Hickory Hills Park

Historic Visits at Hickory Hills Park

Large Mound
3 Mounds
A group of Native American Indians known as the Woodland Indians once called this area home.Over 200 years ago they lived along the banks of the Squaw Creek. they shaped tools from chert, molded pottery from clay mixed with grit, hunted the abundant game and gathered food from the land. There is a large conical-shaped burial mound located toward the north end of the park. It is believed that when people of high status in the tribal unit died, their bodies were placed on ridge tops above the riverside campsites and large earthen mounds were constructed over them. While the bones have long since decayed, the mound still tells us that the spot was recognized as a sacred place many years ago.
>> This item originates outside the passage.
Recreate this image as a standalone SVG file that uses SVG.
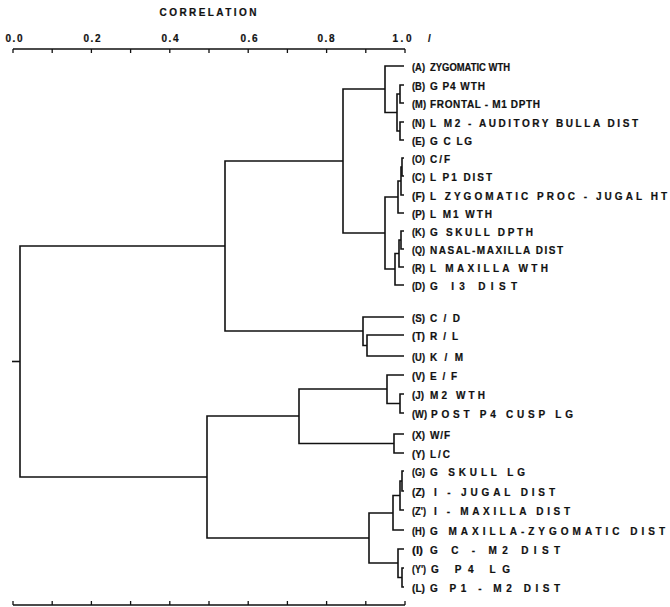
<svg xmlns="http://www.w3.org/2000/svg" width="670" height="607" viewBox="0 0 670 607">
<style>
text{font-family:"Liberation Sans",Arial,sans-serif;font-weight:bold;font-size:10px;fill:#111;stroke:#111;stroke-width:0.2}
.ax{text-anchor:middle}
.ln{fill:none;stroke:#111;stroke-width:1.6;stroke-linejoin:miter}
.axl{fill:none;stroke:#111;stroke-width:1.3}
</style>
<rect width="670" height="607" fill="#fff"/>
<g id="axis-top">
<text x="208" y="16" class="ax" textLength="97" lengthAdjust="spacing">CORRELATION</text>
<text x="14" y="42" class="ax" textLength="17" lengthAdjust="spacing">0.0</text>
<text x="92" y="42" class="ax" textLength="17" lengthAdjust="spacing">0.2</text>
<text x="170" y="42" class="ax" textLength="17" lengthAdjust="spacing">0.4</text>
<text x="249" y="42" class="ax" textLength="17" lengthAdjust="spacing">0.6</text>
<text x="326" y="42" class="ax" textLength="17" lengthAdjust="spacing">0.8</text>
<text x="402" y="42" class="ax" textLength="19" lengthAdjust="spacing">1.0</text>
<text x="428" y="42">/</text>
<path class="axl" d="M13 49H405M13 49v4M52.2 49v4M91.4 49v4M130.6 49v4M169.8 49v4M209 49v4M248.2 49v4M287.4 49v4M326.6 49v4M365.8 49v4M405 49v4"/>
</g>
<g id="axis-bottom">
<path class="axl" d="M13 605H405M13 605v-4M52.2 605v-4M91.4 605v-4M130.6 605v-4M169.8 605v-4M209 605v-4M248.2 605v-4M287.4 605v-4M326.6 605v-4M365.8 605v-4M405 605v-4"/>
</g>
<g id="connectors">
<path class="ln" d="M404 66H385V112.5H397"/>
<path class="ln" d="M400 94H397V131H400"/>
<path class="ln" d="M404 85H400V103H404"/>
<path class="ln" d="M404 122H400V140H404"/>
<path class="ln" d="M385 89H343V233H385"/>
<path class="ln" d="M398 197H385V269H395"/>
<path class="ln" d="M401 181H398V213H404"/>
<path class="ln" d="M402 167H401V195H404"/>
<path class="ln" d="M404 158H402V176H404"/>
<path class="ln" d="M399 253.5H395V285H404"/>
<path class="ln" d="M401 240H399V267H404"/>
<path class="ln" d="M404 231H401V249H404"/>
<path class="ln" d="M404 317H363V345.5H367"/>
<path class="ln" d="M404 335H367V356H404"/>
<path class="ln" d="M343 161H225V331H363"/>
<path class="ln" d="M387 389H299V443.5H394"/>
<path class="ln" d="M404 375H387V403.5H400"/>
<path class="ln" d="M404 394H400V413H404"/>
<path class="ln" d="M404 434H394V453H404"/>
<path class="ln" d="M393 513H369V563H398"/>
<path class="ln" d="M400 495.5H393V530H404"/>
<path class="ln" d="M402 481H400V510H404"/>
<path class="ln" d="M404 471H402V491H404"/>
<path class="ln" d="M404 549H398V577.5H402"/>
<path class="ln" d="M404 568H402V587H404"/>
<path class="ln" d="M299 416H207V538H369"/>
<path class="ln" d="M225 246H20V477H207"/>
<path class="ln" d="M12 361.5H20"/>
</g>
<g id="node-A"><text x="412" y="71" textLength="13" lengthAdjust="spacingAndGlyphs">(A)</text><text x="430" y="71" textLength="80" lengthAdjust="spacingAndGlyphs">ZYGOMATIC WTH</text></g>
<g id="node-B"><text x="412" y="90" textLength="13" lengthAdjust="spacingAndGlyphs">(B)</text><text x="430" y="90" textLength="55" lengthAdjust="spacing">G P4 WTH</text></g>
<g id="node-M"><text x="412" y="108" textLength="14" lengthAdjust="spacingAndGlyphs">(M)</text><text x="430" y="108" textLength="110" lengthAdjust="spacing">FRONTAL - M1 DPTH</text></g>
<g id="node-N"><text x="412" y="127" textLength="13" lengthAdjust="spacingAndGlyphs">(N)</text><text x="430" y="127" textLength="208" lengthAdjust="spacing">L M2 - AUDITORY BULLA DIST</text></g>
<g id="node-E"><text x="412" y="145" textLength="13" lengthAdjust="spacingAndGlyphs">(E)</text><text x="430" y="145" textLength="42" lengthAdjust="spacing">G C LG</text></g>
<g id="node-O"><text x="412" y="163" textLength="13" lengthAdjust="spacingAndGlyphs">(O)</text><text x="430" y="163" textLength="20" lengthAdjust="spacing">C/F</text></g>
<g id="node-C"><text x="412" y="181" textLength="13" lengthAdjust="spacingAndGlyphs">(C)</text><text x="430" y="181" textLength="62" lengthAdjust="spacing">L P1 DIST</text></g>
<g id="node-F"><text x="412" y="200" textLength="13" lengthAdjust="spacingAndGlyphs">(F)</text><text x="430" y="200" textLength="237" lengthAdjust="spacing">L ZYGOMATIC PROC - JUGAL HT</text></g>
<g id="node-P"><text x="412" y="218" textLength="13" lengthAdjust="spacingAndGlyphs">(P)</text><text x="430" y="218" textLength="62" lengthAdjust="spacing">L M1 WTH</text></g>
<g id="node-K"><text x="412" y="236" textLength="13" lengthAdjust="spacingAndGlyphs">(K)</text><text x="430" y="236" textLength="103" lengthAdjust="spacing">G SKULL DPTH</text></g>
<g id="node-Q"><text x="412" y="254" textLength="13" lengthAdjust="spacingAndGlyphs">(Q)</text><text x="430" y="254" textLength="133" lengthAdjust="spacing">NASAL-MAXILLA DIST</text></g>
<g id="node-R"><text x="412" y="272" textLength="13" lengthAdjust="spacingAndGlyphs">(R)</text><text x="430" y="272" textLength="118" lengthAdjust="spacing">L MAXILLA WTH</text></g>
<g id="node-D"><text x="412" y="290" textLength="13" lengthAdjust="spacingAndGlyphs">(D)</text><text x="430" y="290" textLength="87" lengthAdjust="spacing">G I3 DIST</text></g>
<g id="node-S"><text x="412" y="322" textLength="13" lengthAdjust="spacingAndGlyphs">(S)</text><text x="430" y="322" textLength="30" lengthAdjust="spacing">C / D</text></g>
<g id="node-T"><text x="412" y="340" textLength="13" lengthAdjust="spacingAndGlyphs">(T)</text><text x="430" y="340" textLength="28" lengthAdjust="spacing">R / L</text></g>
<g id="node-U"><text x="412" y="361" textLength="13" lengthAdjust="spacingAndGlyphs">(U)</text><text x="430" y="361" textLength="33" lengthAdjust="spacing">K / M</text></g>
<g id="node-V"><text x="412" y="380" textLength="13" lengthAdjust="spacingAndGlyphs">(V)</text><text x="430" y="380" textLength="27" lengthAdjust="spacing">E / F</text></g>
<g id="node-J"><text x="412" y="399" textLength="12" lengthAdjust="spacingAndGlyphs">(J)</text><text x="430" y="399" textLength="55" lengthAdjust="spacing">M2 WTH</text></g>
<g id="node-W"><text x="412" y="418" textLength="15" lengthAdjust="spacingAndGlyphs">(W)</text><text x="431" y="418" textLength="142" lengthAdjust="spacing">POST P4 CUSP LG</text></g>
<g id="node-X"><text x="412" y="439" textLength="13" lengthAdjust="spacingAndGlyphs">(X)</text><text x="430" y="439" textLength="20" lengthAdjust="spacing">W/F</text></g>
<g id="node-Y"><text x="412" y="458" textLength="13" lengthAdjust="spacingAndGlyphs">(Y)</text><text x="430" y="458" textLength="20" lengthAdjust="spacing">L/C</text></g>
<g id="node-G"><text x="412" y="476" textLength="13" lengthAdjust="spacingAndGlyphs">(G)</text><text x="430" y="476" textLength="95" lengthAdjust="spacing">G SKULL LG</text></g>
<g id="node-Z"><text x="412" y="496" textLength="13" lengthAdjust="spacingAndGlyphs">(Z)</text><text x="434" y="496" textLength="121" lengthAdjust="spacing">I - JUGAL DIST</text></g>
<g id="node-Z1"><text x="412" y="515" textLength="14" lengthAdjust="spacingAndGlyphs">(Z')</text><text x="434" y="515" textLength="136" lengthAdjust="spacing">I - MAXILLA DIST</text></g>
<g id="node-H"><text x="412" y="535" textLength="13" lengthAdjust="spacingAndGlyphs">(H)</text><text x="430" y="535" textLength="235" lengthAdjust="spacing">G MAXILLA-ZYGOMATIC DIST</text></g>
<g id="node-I"><text x="412" y="554" textLength="11" lengthAdjust="spacingAndGlyphs">(I)</text><text x="430" y="554" textLength="130" lengthAdjust="spacing">G C - M2 DIST</text></g>
<g id="node-Y1"><text x="412" y="573" textLength="14" lengthAdjust="spacingAndGlyphs">(Y')</text><text x="431" y="573" textLength="79" lengthAdjust="spacing">G P4 LG</text></g>
<g id="node-L"><text x="412" y="592" textLength="13" lengthAdjust="spacingAndGlyphs">(L)</text><text x="430" y="592" textLength="130" lengthAdjust="spacing">G P1 - M2 DIST</text></g>
</svg>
In the early 1900’s, the area that is now the picnic grounds was then an active farmstead. The old wooden barn that housed the family’s livestock still stands and helps us explain the farming practices of yesteryear. There are three sections to the foundation of the home that once stood. One part was stone, another brick and yet another poured concrete telling us there were three additions to the house. There is also a root cellar that served as the family’s storm shelter and food storage area. Just west of the farmstead is the remnants of the old stagecoach road that once connected Osceola to Indianola. It angled right past the house and barn. The Warren County Conservation Board purchased Hickory Hills in December of 1976 and has maintained it ever since.